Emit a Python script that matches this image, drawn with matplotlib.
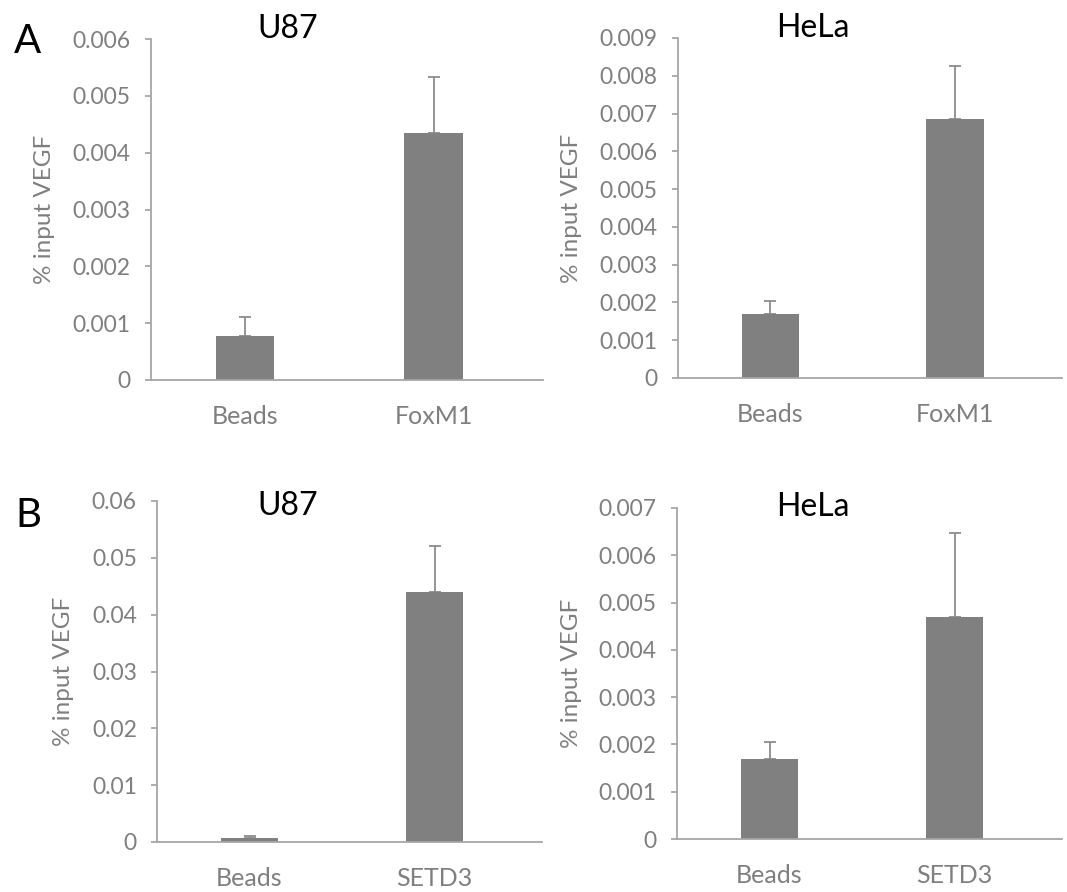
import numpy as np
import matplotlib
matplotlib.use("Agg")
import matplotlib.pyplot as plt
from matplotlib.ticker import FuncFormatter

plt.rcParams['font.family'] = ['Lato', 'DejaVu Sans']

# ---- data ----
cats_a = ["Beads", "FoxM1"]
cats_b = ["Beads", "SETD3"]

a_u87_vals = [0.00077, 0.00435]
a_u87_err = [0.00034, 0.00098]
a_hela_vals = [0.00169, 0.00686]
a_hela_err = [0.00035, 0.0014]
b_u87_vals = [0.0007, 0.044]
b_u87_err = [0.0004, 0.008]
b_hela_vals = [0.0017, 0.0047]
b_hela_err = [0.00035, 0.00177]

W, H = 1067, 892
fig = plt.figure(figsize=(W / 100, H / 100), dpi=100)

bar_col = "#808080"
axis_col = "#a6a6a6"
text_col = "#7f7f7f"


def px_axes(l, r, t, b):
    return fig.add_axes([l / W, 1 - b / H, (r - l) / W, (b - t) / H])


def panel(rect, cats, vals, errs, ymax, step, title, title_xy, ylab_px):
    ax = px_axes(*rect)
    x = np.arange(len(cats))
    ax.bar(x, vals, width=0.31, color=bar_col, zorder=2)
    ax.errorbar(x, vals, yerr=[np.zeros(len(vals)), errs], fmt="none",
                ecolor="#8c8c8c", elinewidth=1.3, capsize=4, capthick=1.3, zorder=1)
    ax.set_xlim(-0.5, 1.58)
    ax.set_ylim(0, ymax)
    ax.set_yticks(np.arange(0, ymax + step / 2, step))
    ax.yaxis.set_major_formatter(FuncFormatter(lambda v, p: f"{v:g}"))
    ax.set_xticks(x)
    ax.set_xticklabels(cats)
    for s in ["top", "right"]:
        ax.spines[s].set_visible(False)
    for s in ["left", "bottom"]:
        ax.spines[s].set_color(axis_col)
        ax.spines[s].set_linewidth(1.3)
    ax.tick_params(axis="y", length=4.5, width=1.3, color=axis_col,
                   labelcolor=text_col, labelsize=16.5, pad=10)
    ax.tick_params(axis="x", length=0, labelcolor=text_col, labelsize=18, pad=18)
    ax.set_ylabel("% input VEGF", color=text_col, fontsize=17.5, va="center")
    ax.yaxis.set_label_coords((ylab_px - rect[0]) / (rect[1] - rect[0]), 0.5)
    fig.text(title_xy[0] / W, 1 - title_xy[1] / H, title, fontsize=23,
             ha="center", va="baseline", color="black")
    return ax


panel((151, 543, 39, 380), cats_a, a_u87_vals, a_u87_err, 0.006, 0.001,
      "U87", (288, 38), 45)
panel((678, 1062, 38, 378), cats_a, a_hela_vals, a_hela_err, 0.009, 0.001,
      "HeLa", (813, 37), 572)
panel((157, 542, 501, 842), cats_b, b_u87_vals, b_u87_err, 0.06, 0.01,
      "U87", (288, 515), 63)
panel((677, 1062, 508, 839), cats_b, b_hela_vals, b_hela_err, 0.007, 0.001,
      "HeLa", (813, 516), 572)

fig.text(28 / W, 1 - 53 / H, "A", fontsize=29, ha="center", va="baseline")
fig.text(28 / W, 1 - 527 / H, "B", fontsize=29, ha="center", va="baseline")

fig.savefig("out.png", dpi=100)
------------------------------
* _Work required_
Omit the pictures and reproduce the listing exactly.

* _Exercise output_
Emit a Python script that matches this image, drawn with matplotlib.
import numpy as np
import matplotlib
matplotlib.use("Agg")
import matplotlib.pyplot as plt
from matplotlib.ticker import FuncFormatter

plt.rcParams['font.family'] = ['Lato', 'DejaVu Sans']

# ---- data ----
cats_a = ["Beads", "FoxM1"]
cats_b = ["Beads", "SETD3"]

a_u87_vals = [0.00077, 0.00435]
a_u87_err = [0.00034, 0.00098]
a_hela_vals = [0.00169, 0.00686]
a_hela_err = [0.00035, 0.0014]
b_u87_vals = [0.0007, 0.044]
b_u87_err = [0.0004, 0.008]
b_hela_vals = [0.0017, 0.0047]
b_hela_err = [0.00035, 0.00177]

W, H = 1067, 892
fig = plt.figure(figsize=(W / 100, H / 100), dpi=100)

bar_col = "#808080"
axis_col = "#a6a6a6"
text_col = "#7f7f7f"


def px_axes(l, r, t, b):
    return fig.add_axes([l / W, 1 - b / H, (r - l) / W, (b - t) / H])


def panel(rect, cats, vals, errs, ymax, step, title, title_xy, ylab_px):
    ax = px_axes(*rect)
    x = np.arange(len(cats))
    ax.bar(x, vals, width=0.31, color=bar_col, zorder=2)
    ax.errorbar(x, vals, yerr=[np.zeros(len(vals)), errs], fmt="none",
                ecolor="#8c8c8c", elinewidth=1.3, capsize=4, capthick=1.3, zorder=1)
    ax.set_xlim(-0.5, 1.58)
    ax.set_ylim(0, ymax)
    ax.set_yticks(np.arange(0, ymax + step / 2, step))
    ax.yaxis.set_major_formatter(FuncFormatter(lambda v, p: f"{v:g}"))
    ax.set_xticks(x)
    ax.set_xticklabels(cats)
    for s in ["top", "right"]:
        ax.spines[s].set_visible(False)
    for s in ["left", "bottom"]:
        ax.spines[s].set_color(axis_col)
        ax.spines[s].set_linewidth(1.3)
    ax.tick_params(axis="y", length=4.5, width=1.3, color=axis_col,
                   labelcolor=text_col, labelsize=16.5, pad=10)
    ax.tick_params(axis="x", length=0, labelcolor=text_col, labelsize=18, pad=18)
    ax.set_ylabel("% input VEGF", color=text_col, fontsize=17.5, va="center")
    ax.yaxis.set_label_coords((ylab_px - rect[0]) / (rect[1] - rect[0]), 0.5)
    fig.text(title_xy[0] / W, 1 - title_xy[1] / H, title, fontsize=23,
             ha="center", va="baseline", color="black")
    return ax


panel((151, 543, 39, 380), cats_a, a_u87_vals, a_u87_err, 0.006, 0.001,
      "U87", (288, 38), 45)
panel((678, 1062, 38, 378), cats_a, a_hela_vals, a_hela_err, 0.009, 0.001,
      "HeLa", (813, 37), 572)
panel((157, 542, 501, 842), cats_b, b_u87_vals, b_u87_err, 0.06, 0.01,
      "U87", (288, 515), 63)
panel((677, 1062, 508, 839), cats_b, b_hela_vals, b_hela_err, 0.007, 0.001,
      "HeLa", (813, 516), 572)

fig.text(28 / W, 1 - 53 / H, "A", fontsize=29, ha="center", va="baseline")
fig.text(28 / W, 1 - 527 / H, "B", fontsize=29, ha="center", va="baseline")

fig.savefig("out.png", dpi=100)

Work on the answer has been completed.